Для настоящего атеиста обязательны правила самой жестокой логики, ибо его ближний не получит никакой посмертной компенсации, а во время своего короткого пребывания на Земле отдан на милость и немилость других людей. Ничто: никакие самые возвышенные лозунги, никакая истина, никакая отдаленная цель – не могут оправдать мук отдельного человека. Потому-то для настоящего атеиста русский коммунизм повинен в преступлениях воистину ужасных: как в физических пытках, которым он подверг миллионы беззащитных человеческих существ, так и в пытках духовных, в число которых входят страх и отречение, под воздействием страха, от обычных нравственных инстинктов и участия в религиозных обрядах. Именно преследуя религию, которая для атеиста является достойным восхищения созданием человеческого воображения и действенным средством, смягчающим тяготы жизни и смерти, коммунизм проявил себя как античеловеческая система.
Однако настоящих атеистов так мало, что тому должны найтись причины. И они действительно есть. История, лишенная гарантии прогресса, Природа, не несущая в себе ничего похожего на установленную гармонию, не мать, но мачеха, противостоят нашим требованиям (генетическому коду?). Радикальное противостояние человеческого мира всему внечеловеческому постепенно превращается в другое противостояние: человек ощущает, что он окружен не естественными, но злобными силами и законами, и некая дьявольщина начинает просвечивать из-за завесы непреклонного, а в то же время слепого и бессильного порядка.
Огромные множества христиан, бия в бубны, вздымая хоругви, под предводительством своих богословов, переходят и будут переходить в лагерь человекобога, не зная или не помня об обратном пути, пройденном некогда Федором Достоевским. Но это еще не означает победы Ульро. Земля – не сладкое место жительства, и нейтральное – ни холодное, ни горячее – приятие сциентистских уравнений наталкивается на помехи, прежде всего из-за одного беспокойного персонажа – Бога. Может быть, теперь уже видно, какие скрытые мотивы склонили меня приготовить курс лекций о манихеизме в то самое время, когда рядом, на так называемом Богословском Холме в Беркли, где находятся богословские академии разных исповеданий, клятвенно заверяли в гениальности Тейяр де Шардена и вообще накачивались социальным энтузиазмом. Это не значит, что я хочу выступать здесь как сторонник манихейства в его формах, известных нам из истории. Я только думаю, что некоторый манихейский элемент нам нужен, да и уклониться от него трудно.
1975–1977
Над переводом Книги Иова
После долгого общения с Книгой Иова мне казалось, что я сумею написать предисловие-комментарий. И вот я трудился над ним только для того, чтобы отказаться от этой работы, а вместо нее предложить то, что я сейчас пишу. И тема моя – не столько сама Книга Иова, сколько размышления над неприязнью моей к этому предисловию, где вроде бы всё было: и эрудиция, и смысл.
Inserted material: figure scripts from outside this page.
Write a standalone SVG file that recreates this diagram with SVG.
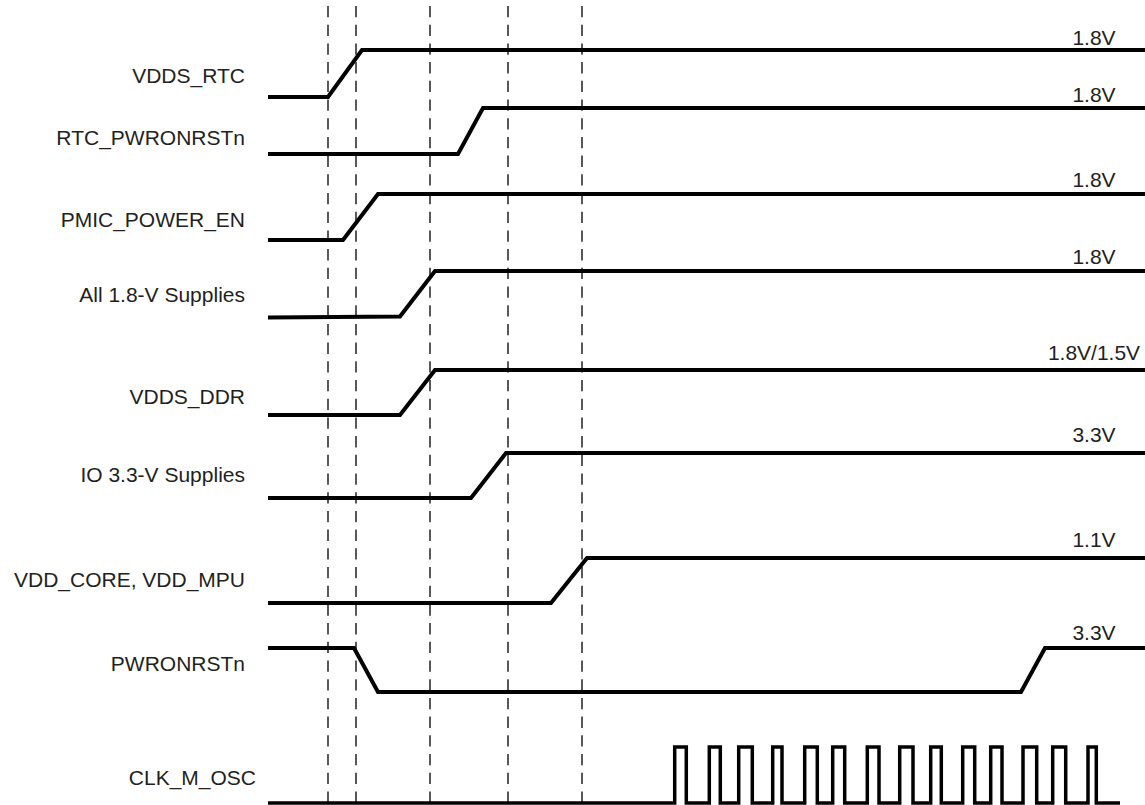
<svg xmlns="http://www.w3.org/2000/svg" width="1145" height="805" viewBox="0 0 1145 805">
<style>
.lbl{font-family:"Liberation Sans",Arial,sans-serif;font-size:21px;fill:#231f20;text-anchor:end}
.val{font-family:"Liberation Sans",Arial,sans-serif;font-size:21px;fill:#231f20;text-anchor:middle}
.sig{fill:none;stroke:#000;stroke-width:4;stroke-linejoin:miter}
.clk{fill:none;stroke:#000;stroke-width:3.5;stroke-linejoin:miter}
.dash{stroke:#000;stroke-width:1.3;stroke-dasharray:11.3 7.4}
</style>
<rect width="1145" height="805" fill="#fff"/>
<g id="markers">
<line class="dash" x1="328" y1="6" x2="328" y2="805"/>
<line class="dash" x1="356" y1="6" x2="356" y2="805"/>
<line class="dash" x1="430" y1="6" x2="430" y2="805"/>
<line class="dash" x1="508" y1="6" x2="508" y2="805"/>
<line class="dash" x1="582" y1="6" x2="582" y2="805"/>
</g>
<g id="vdds_rtc">
<text class="lbl" x="245" y="83">VDDS_RTC</text>
<path class="sig" d="M268,97 L328,97 L362,50 L1145,50"/>
<text class="val" x="1094" y="45">1.8V</text>
</g>
<g id="rtc_pwronrstn">
<text class="lbl" x="245" y="145">RTC_PWRONRSTn</text>
<path class="sig" d="M268,154 L458,154 L483,108 L1145,108"/>
<text class="val" x="1094" y="102">1.8V</text>
</g>
<g id="pmic_power_en">
<text class="lbl" x="245" y="227">PMIC_POWER_EN</text>
<path class="sig" d="M268,240 L343,240 L378,194 L1145,194"/>
<text class="val" x="1094" y="187">1.8V</text>
</g>
<g id="all_18v">
<text class="lbl" x="245" y="302">All 1.8-V Supplies</text>
<path class="sig" d="M268,317.5 L400,316.5 L435,271 L1145,271"/>
<text class="val" x="1094" y="264">1.8V</text>
</g>
<g id="vdds_ddr">
<text class="lbl" x="245" y="404">VDDS_DDR</text>
<path class="sig" d="M268,415 L400,415 L435,370 L1145,370"/>
<text class="val" x="1094" y="360">1.8V/1.5V</text>
</g>
<g id="io_33v">
<text class="lbl" x="245" y="482">IO 3.3-V Supplies</text>
<path class="sig" d="M268,498 L471,498 L506,453 L1145,453"/>
<text class="val" x="1094" y="442">3.3V</text>
</g>
<g id="vdd_core">
<text class="lbl" x="245" y="587">VDD_CORE, VDD_MPU</text>
<path class="sig" d="M268,603 L551,603 L587,558 L1145,558"/>
<text class="val" x="1094" y="547">1.1V</text>
</g>
<g id="pwronrstn">
<text class="lbl" x="245" y="671">PWRONRSTn</text>
<path class="sig" d="M268,648 L354,648 L378,692 L1021,692 L1045,648 L1145,648"/>
<text class="val" x="1094" y="640">3.3V</text>
</g>
<g id="clk_m_osc">
<text class="lbl" x="256" y="785">CLK_M_OSC</text>
<path class="clk" d="M268,803 L674.7,803 V747 H686.3 V803 H709.3 V747 H720.3 V803 H738.7 V747 H752.3 V803 H772.7 V747 H782 V803 H804.7 V747 H817.3 V803 H832.7 V747 H844.7 V803 H867.3 V747 H879 V803 H899.7 V747 H913 V803 H930.7 V747 H941.3 V803 H962.7 V747 H974.7 V803 H990.7 V747 H1002 V803 H1023 V747 H1036.7 V803 H1052.7 V747 H1065.7 V803 H1088 V747 H1096.3 V803 H1120"/>
</g>
</svg>
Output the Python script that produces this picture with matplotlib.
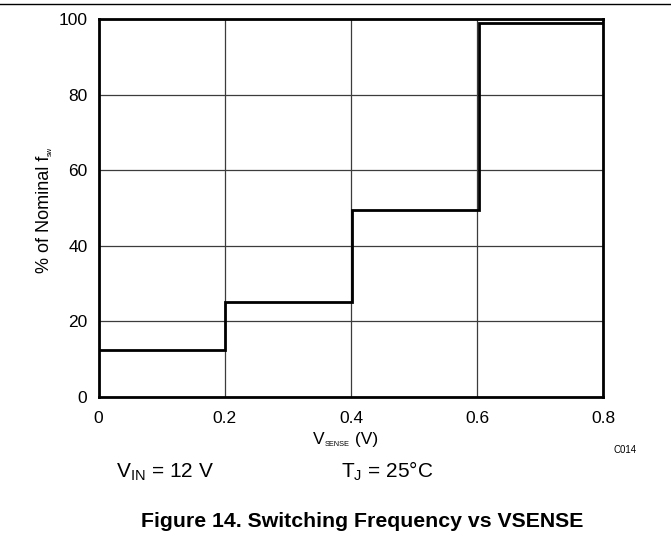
import matplotlib
matplotlib.use("Agg")
import matplotlib.pyplot as plt

plt.rcParams['font.family'] = ['Liberation Sans', 'DejaVu Sans']

# step edges (V) and level (% of nominal fsw)
v_sense = [0.0, 0.2, 0.2, 0.402, 0.402, 0.603, 0.603, 0.8]
pct_fsw = [12.4, 12.4, 25.0, 25.0, 49.6, 49.6, 99.0, 99.0]
xticks = [0, 0.2, 0.4, 0.6, 0.8]
xticklabels = ['0', '0.2', '0.4', '0.6', '0.8']
yticks = [0, 20, 40, 60, 80, 100]

W, H = 671, 554
fig = plt.figure(figsize=(W / 100, H / 100), dpi=100)
ax = fig.add_axes([0.1468, 0.2834, 0.7526, 0.6823])
rend = fig.canvas.get_renderer()


def chain(x, y, parts, rot=False):
    # parts: (text, size, drop_px) placed one after another, y measured from top
    for s, size, drop in parts:
        if rot:
            t = fig.text((x + drop) / W, (H - y) / H, s, fontsize=size, rotation=90,
                         rotation_mode='anchor', ha='left', va='baseline')
            y = H - t.get_window_extent(rend).y1
        else:
            t = fig.text(x / W, (H - y - drop) / H, s, fontsize=size,
                         ha='left', va='baseline')
            x = t.get_window_extent(rend).x1


ax.plot(v_sense, pct_fsw, color='black', lw=2, solid_joinstyle='miter')
ax.set_xlim(0, 0.8)
ax.set_ylim(0, 100)
ax.set_xticks(xticks)
ax.set_xticklabels(xticklabels)
ax.set_yticks(yticks)
ax.grid(True, color='#3c3c3c', lw=0.9)
ax.tick_params(length=0, labelsize=12.5)
ax.tick_params(axis='x', pad=10)
ax.tick_params(axis='y', pad=8)
for s in ax.spines.values():
    s.set_linewidth(2)

# axis labels with the small subscripts of the original
chain(313, 444, [('V', 12.5, 0), ('SENSE', 5.3, 1.5), (' (V)', 12.5, 0)])
chain(49, 273, [('% of Nominal f', 13, 0), ('sw', 5.3, 3)], rot=True)

fig.text(614 / W, (H - 453) / H, 'C014', fontsize=7, va='baseline')
fig.text(116 / W, (H - 477) / H, r'V$_{\mathregular{IN}}$ = 12 V', fontsize=15, va='baseline')
fig.text(341 / W, (H - 477) / H, r'T$_{\mathregular{J}}$ = 25°C', fontsize=15, va='baseline')
fig.text(362 / W, (H - 527) / H, 'Figure 14. Switching Frequency vs VSENSE',
         fontsize=15.3, fontweight='bold', ha='center', va='baseline')

fig.add_artist(plt.Line2D([0, 1], [0.9922, 0.9922], color='black', lw=1,
                          transform=fig.transFigure))

fig.savefig('out.png', dpi=100)
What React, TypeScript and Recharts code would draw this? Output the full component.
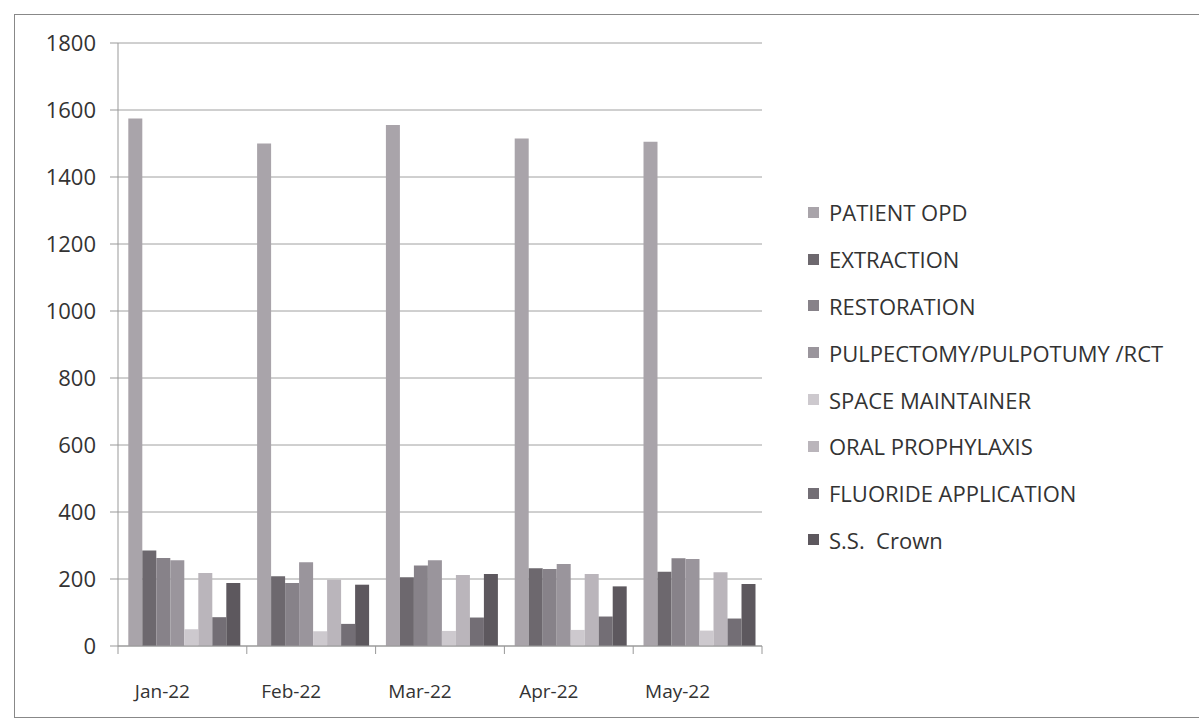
import React from 'react';
import { BarChart, Bar, XAxis, YAxis, CartesianGrid } from 'recharts';

const months = ['Jan-22', 'Feb-22', 'Mar-22', 'Apr-22', 'May-22'];
const patientOpd = [1575, 1500, 1555, 1515, 1505];
const extraction = [285, 208, 205, 232, 222];
const restoration = [263, 188, 240, 230, 262];
const pulpectomy = [256, 250, 256, 245, 260];
const spaceMaintainer = [50, 44, 45, 48, 46];
const oralProphylaxis = [218, 198, 212, 215, 220];
const fluoride = [86, 66, 85, 88, 82];
const ssCrown = [188, 183, 215, 178, 185];
const yTicks = [0, 200, 400, 600, 800, 1000, 1200, 1400, 1600, 1800];

const series = [
  { key: 'opd', name: 'PATIENT OPD', values: patientOpd, color: '#a9a4aa' },
  { key: 'ext', name: 'EXTRACTION', values: extraction, color: '#6d686e' },
  { key: 'res', name: 'RESTORATION', values: restoration, color: '#878289' },
  { key: 'pul', name: 'PULPECTOMY/PULPOTUMY /RCT', values: pulpectomy, color: '#9a959c' },
  { key: 'spc', name: 'SPACE MAINTAINER', values: spaceMaintainer, color: '#cdc9ce' },
  { key: 'ora', name: 'ORAL PROPHYLAXIS', values: oralProphylaxis, color: '#bab5bb' },
  { key: 'flu', name: 'FLUORIDE APPLICATION', values: fluoride, color: '#736e75' },
  { key: 'crn', name: 'S.S.  Crown', values: ssCrown, color: '#5d585e' },
];

const data = months.map((m, i) => {
  const row: Record<string, any> = { month: m };
  series.forEach((s) => {
    row[s.key] = s.values[i];
  });
  return row;
});

const FONT = '"Open Sans", "Noto Sans", sans-serif';
const BAND = 644 / months.length;

const MonthTick = (props: any) => {
  const { x, y, payload, index } = props;
  return (
    <g>
      <line x1={x - BAND / 2} y1={y - 8} x2={x - BAND / 2} y2={y} stroke="#999" />
      {index === months.length - 1 && (
        <line x1={x + BAND / 2} y1={y - 8} x2={x + BAND / 2} y2={y} stroke="#999" />
      )}
      <text x={x - 20} y={y + 44} textAnchor="middle" fill="#333" fontSize={19} fontFamily={FONT}>
        {payload.value}
      </text>
    </g>
  );
};

const LegendBox = () => (
  <div
    style={{
      position: 'absolute',
      left: 808,
      top: 189,
      fontFamily: FONT,
      fontSize: 22,
      color: '#333',
    }}
  >
    {series.map((s) => (
      <div key={s.key} style={{ height: 46.8, display: 'flex', alignItems: 'center' }}>
        <span
          style={{
            display: 'inline-block',
            width: 11,
            height: 11,
            background: s.color,
            marginRight: 10,
          }}
        />
        <span style={{ whiteSpace: 'pre' }}>{s.name}</span>
      </div>
    ))}
  </div>
);

export default function App() {
  return (
    <div style={{ position: 'absolute', left: 0, top: 0, width: 1199, height: 725, background: '#fff' }}>
      <div
        style={{
          position: 'absolute',
          left: 14,
          top: 14,
          width: 1199,
          height: 702,
          border: '1.5px solid #888',
        }}
      />
      <div style={{ position: 'absolute', left: 0, top: 0 }}>
        <BarChart
          width={1199}
          height={725}
          data={data}
          margin={{ top: 43, right: 437, bottom: 0, left: 0 }}
          barCategoryGap="8%"
          barGap={0}
        >
          <CartesianGrid vertical={false} stroke="#a0a0a0" />
          <XAxis
            dataKey="month"
            axisLine={{ stroke: '#999' }}
            tickLine={false}
            tick={<MonthTick />}
            interval={0}
            height={79}
          />
          <YAxis
            domain={[0, 1800]}
            ticks={yTicks}
            width={118}
            axisLine={{ stroke: '#999' }}
            tickLine={{ stroke: '#999' }}
            tickSize={8}
            tickMargin={14}
            tick={{ fill: '#333', fontSize: 22, fontFamily: FONT }}
          />
          {series.map((s) => (
            <Bar key={s.key} dataKey={s.key} name={s.name} fill={s.color} isAnimationActive={false} />
          ))}
        </BarChart>
      </div>
      <LegendBox />
    </div>
  );
}
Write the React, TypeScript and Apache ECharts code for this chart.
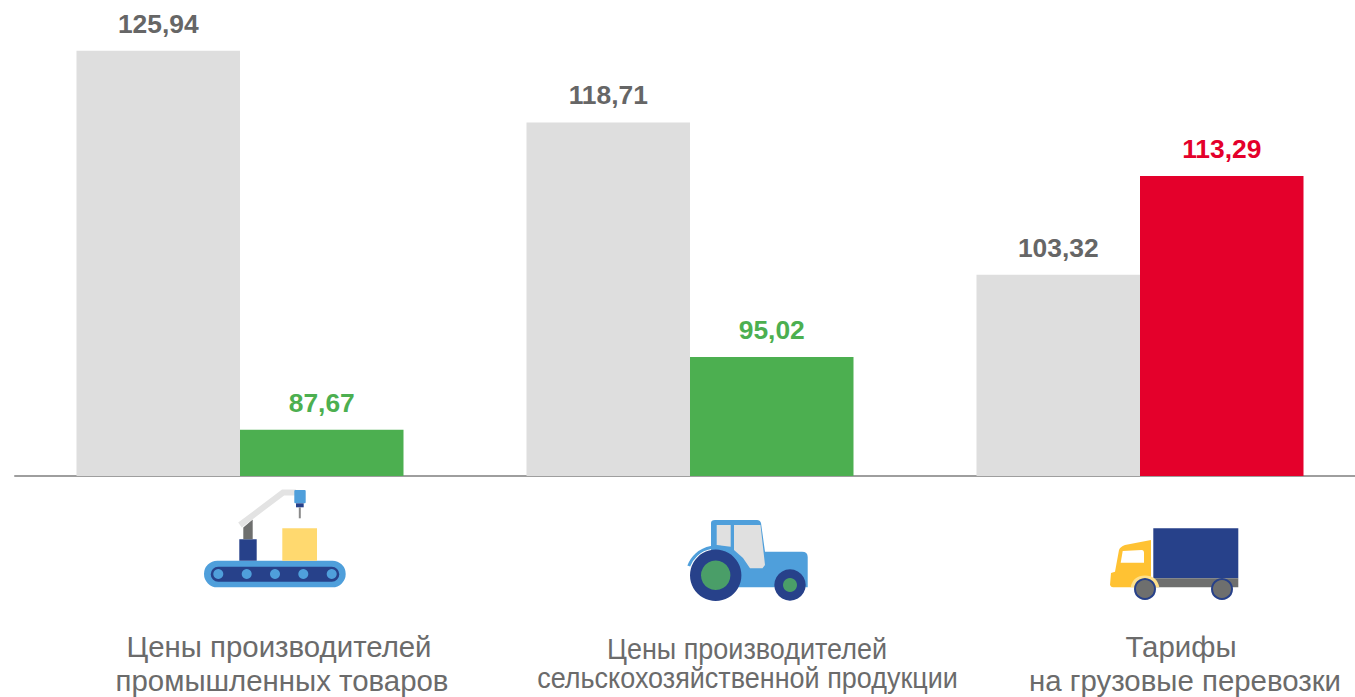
import React, { useEffect, useRef } from "react";
import * as echarts from "echarts";

const categories = ["Промышленность", "Сельское хозяйство", "Грузовые перевозки"];
const baseValues = [125.94, 118.71, 103.32];
const currentValues = [87.67, 95.02, 113.29];
const currentColors = ["#4CAF50", "#4CAF50", "#E4002B"];
const captions = [
  ["Цены производителей", "промышленных товаров"],
  ["Цены производителей", "сельскохозяйственной продукции"],
  ["Тарифы", "на грузовые перевозки"],
];

const BLUE = "#4F9FDB";
const NAVY = "#27418A";
const GREY = "#6E6F6E";

const fmt = (p: any) => Number(p.value).toFixed(2).replace(".", ",");

const tractorBody =
  "M711 523 Q711 520 715 520 L757 520 Q760 520 761 523 L765 551.7 L802 551.7 Q807.7 551.7 807.7 557 L807.7 587.3 L737 587.3 L711 550 Z";
const tractorWinR =
  "M734 525 L760.5 525 L765 565 L762.5 568.3 L750 568.3 L743 558 L734 550 Z";
const truckCab =
  "M1151 540 L1125 545 Q1120 547 1119 550 L1115 571.7 L1111 573 L1110 585 Q1111 587.3 1113 587.3 L1151 587.3 Z";
const truckWin =
  "M1122.7 551 L1141.7 550 Q1144 550 1144 553 L1144 562.7 L1120.7 562.7 Z";
const truckArch = "M1130.7 587.3 Q1133 575.5 1145 575.5 Q1157 575.5 1159.3 587.3 Z";

echarts.graphic.registerShape("tractorBody", echarts.graphic.extendPath(tractorBody as any, {}) as any);
echarts.graphic.registerShape("tractorWinR", echarts.graphic.extendPath(tractorWinR as any, {}) as any);
echarts.graphic.registerShape("truckCab", echarts.graphic.extendPath(truckCab as any, {}) as any);
echarts.graphic.registerShape("truckWin", echarts.graphic.extendPath(truckWin as any, {}) as any);
echarts.graphic.registerShape("truckArch", echarts.graphic.extendPath(truckArch as any, {}) as any);

const rect = (x: number, y: number, w: number, h: number, fill: string, r = 0) => ({
  type: "rect",
  shape: { x, y, width: w, height: h, r },
  style: { fill },
});
const circle = (cx: number, cy: number, r: number, fill: string, stroke?: string, lineWidth = 0) => ({
  type: "circle",
  shape: { cx, cy, r },
  style: { fill, stroke, lineWidth },
});
const poly = (points: number[][], fill: string) => ({
  type: "polygon",
  shape: { points },
  style: { fill },
});
const shape = (type: string, fill: string) => ({ type, x: 0, y: 0, style: { fill } });

const factory = [
  rect(204, 560.7, 141.7, 26.6, BLUE, 13.3),
  rect(210.7, 566.7, 128.6, 15, NAVY, 7.5),
  ...[218.3, 246.7, 275, 303.3, 331.7].map((cx) => circle(cx, 574, 5, BLUE)),
  rect(239.3, 539.3, 17.4, 21.4, NAVY),
  poly([[243.3, 527.5], [252.7, 519.5], [252.7, 539.3], [243.3, 539.3]], GREY),
  {
    type: "polyline",
    shape: { points: [[240, 525], [283, 492.5], [296, 492.5]] },
    style: { stroke: "#E3E3E3", lineWidth: 6, fill: "none" },
  },
  rect(294.3, 490, 11.4, 13.3, BLUE, 1),
  rect(296, 503.3, 7.7, 4, NAVY),
  rect(298.8, 507.3, 2, 11, "#8A8A8A"),
  rect(282.3, 528.3, 34.7, 32.4, "#FFD96F"),
];

const tractor = [
  shape("tractorBody", BLUE),
  poly([[716.7, 525], [730.7, 525], [730.7, 546.7], [716.7, 545]], "#E0E0E0"),
  shape("tractorWinR", "#E0E0E0"),
  {
    type: "arc",
    shape: { cx: 716, cy: 576, r: 29, startAngle: (200 * Math.PI) / 180, endAngle: (320 * Math.PI) / 180 },
    style: { stroke: BLUE, lineWidth: 3, fill: "none" },
  },
  circle(715.7, 575.3, 25.7, NAVY),
  circle(715.7, 575.3, 14.7, "#4A9E68"),
  circle(790, 585, 15.7, NAVY),
  circle(790, 585, 7, "#4A9E68"),
];

const truck = [
  rect(1153.3, 528.3, 85, 50, NAVY),
  rect(1153.3, 578.3, 85, 9, GREY),
  shape("truckCab", "#FFC233"),
  shape("truckWin", "#FFFFFF"),
  shape("truckArch", "#FFE08A"),
  circle(1145, 589, 10, GREY, NAVY, 2),
  circle(1222, 589, 10, GREY, NAVY, 2),
];

const captionLayout = [
  { lines: [{ x: 279, y: 646, scale: 1 }, { x: 282, y: 680, scale: 1 }] },
  { lines: [{ x: 747, y: 649, scale: 0.918 }, { x: 747.5, y: 678, scale: 0.918 }] },
  { lines: [{ x: 1181, y: 646, scale: 1 }, { x: 1185, y: 680, scale: 1 }] },
];

const captionTexts = captions.flatMap((lines, i) =>
  lines.map((text, j) => {
    const l = captionLayout[i].lines[j];
    return {
      type: "text",
      x: l.x,
      y: l.y,
      scaleX: l.scale,
      style: {
        text,
        fill: "#6B6B6B",
        font: "29.4px 'Liberation Sans', Arial, sans-serif",
        textAlign: "center",
        textVerticalAlign: "middle",
      },
    };
  })
);

export default function App() {
  const ref = useRef<HTMLDivElement>(null);
  useEffect(() => {
    document.body.style.margin = "0";
    const chart = echarts.init(ref.current!, undefined, { renderer: "svg" });
    const label = {
      show: true,
      position: "top",
      distance: 14,
      formatter: fmt,
      fontFamily: "'Liberation Sans', Arial, sans-serif",
      fontWeight: "bold",
      fontSize: 26.4,
    };
    chart.setOption({
      animation: false,
      grid: { left: 15, top: 8, width: 1350, height: 468, containLabel: false },
      xAxis: {
        type: "category",
        data: categories,
        axisTick: { show: false },
        axisLabel: { show: false },
        axisLine: { lineStyle: { color: "#9E9E9E", width: 2 } },
      },
      yAxis: { type: "value", min: 83, max: 130.27, show: false, splitLine: { show: false } },
      series: [
        {
          type: "bar",
          data: baseValues,
          barWidth: 163.5,
          barGap: 0,
          itemStyle: { color: "#DEDEDE" },
          label: { ...label, color: "#666666" },
        },
        {
          type: "bar",
          data: currentValues.map((value, i) => ({
            value,
            itemStyle: { color: currentColors[i] },
            label: { color: currentColors[i] },
          })),
          barWidth: 163.5,
          barGap: 0,
          label,
        },
      ],
      graphic: [...factory, ...tractor, ...truck, ...captionTexts],
    });
    return () => chart.dispose();
  }, []);
  return (
    <div style={{ width: 1355, height: 697, overflow: "hidden" }}>
      <div ref={ref} style={{ width: 1375, height: 697 }} />
    </div>
  );
}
Несомненно, столь загадочная притча о несчастье праведника требует комментария, потому-то о ней и писали – и тростинкой на свитках папируса, и резцом на каменных плитах, и пером на бумаге, – и по сей день пишут. Однако, даже предполагая, что моя цель была прикладной, вряд ли мне удалось многое объяснить читателю. Знать и уметь передать – две разные вещи, ибо у читателя существует порог восприятия, за которым слова перестают действовать. Иными словами, я счел свое эссе умничаньем, пригодным разве что на университетском семинаре, но не там, где в игру входят простейшие вопросы человеческой жизни. А еще я подумал, что вся эта философия была моим побегом в схоластику, лишь бы уклониться от разговора о том, чтó во встрече с Книгой Иова для меня особенно близко и болезненно.
Итак, несколько персональных данных. Тридцать лет прожив в эмиграции, вдали от мест, где протекли мое детство и молодость, я занялся – в Америке – переводом библейских текстов с древнееврейского на польский. В этом решении многое можно угадать. Прежде всего оно означает трудность отождествления со средой, в которой я оказался, – ту же самую строптивость, которая уже втягивала меня в разные другие приключения. В конце-то концов, я в Америке был не только профессором славянских литератур. На мои стихи, хоть и читанные в английских переводах, появлялись положительные рецензии, меня приглашали на поэтические фестивали, печатали в журналах, то есть вряд ли я соответствовал представлению об эмигранте, выбитом из колеи. Тем не менее я тратил время на занятие, в высшей степени бесполезное там, где мне выпало жить, ибо переводы из Библии замыкали меня в рамках одного языка, тогда как стихи, а тем более эссе могли бы – хорошо ли, плохо ли – быть переведенными на английский.